Knowledge required :
- Mirror formula :
⠀⠀⠀⠀⠀⠀⠀⠀⠀1/f = 1/v + 1/u⠀
[Where : f = Focal length of the mirror, v = Image distance of the mirror, u = object distance]
- Formula for magnification :
⠀⠀1)⠀m = - v/u⠀⠀⠀⠀⠀⠀⠀2) m = hᵢ/hₒ⠀
[Where : m = Magnification of the mirror, v = Image distance, u = object distance, hᵢ = Height of the image, hₒ = Height of the object]
- By sign convention, in a concave mirror the object distance and the focal length are always negative.
Solution :
To find the magnification of the mirror :
By using the second formula magnification and substituting the values in it, we get :
⠀⠀=> m = hᵢ/hₒ
⠀⠀=> m = 3/2
⠀⠀=> m = 1.5
⠀⠀⠀⠀∴ m = 1.5
Hence the magnification of the mirror is 1.5.
To find the image distance of the mirror :
By using the first formula for magnification and substituting the values in it, we get :
⠀⠀=> m = - v/u
⠀⠀=> 1.5 = - (-v)/(-16)
⠀⠀=> 1.5 = - v/16
⠀⠀=> 1.5 × 16 = - v
⠀⠀=> 24 = - v
⠀⠀=> -24 = v
⠀⠀⠀⠀∴ v = -24 cm
Hence the image distance of the mirror is (-24) cm.
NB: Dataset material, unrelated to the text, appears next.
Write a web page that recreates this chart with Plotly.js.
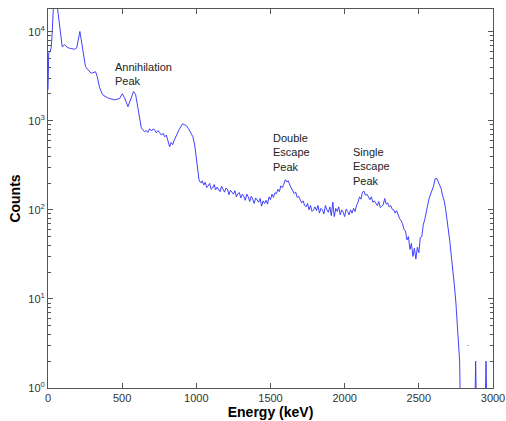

To find the focal length of the mirror :
By using the mirror formula and substituting the values in it, we get :
⠀⠀=> 1/f = 1/v + 1/u
⠀⠀=> 1/f = 1/(-24) + 1/(-16)
⠀⠀=> 1/f = (-2 - 3)/48
⠀⠀=> 1/f = -5/48
⠀⠀=> 48/-5 = f
⠀⠀=> -9.6 = f
⠀⠀⠀⠀∴ f = -9.6 cm
Hence the focal of the mirror is (-9.6) cm.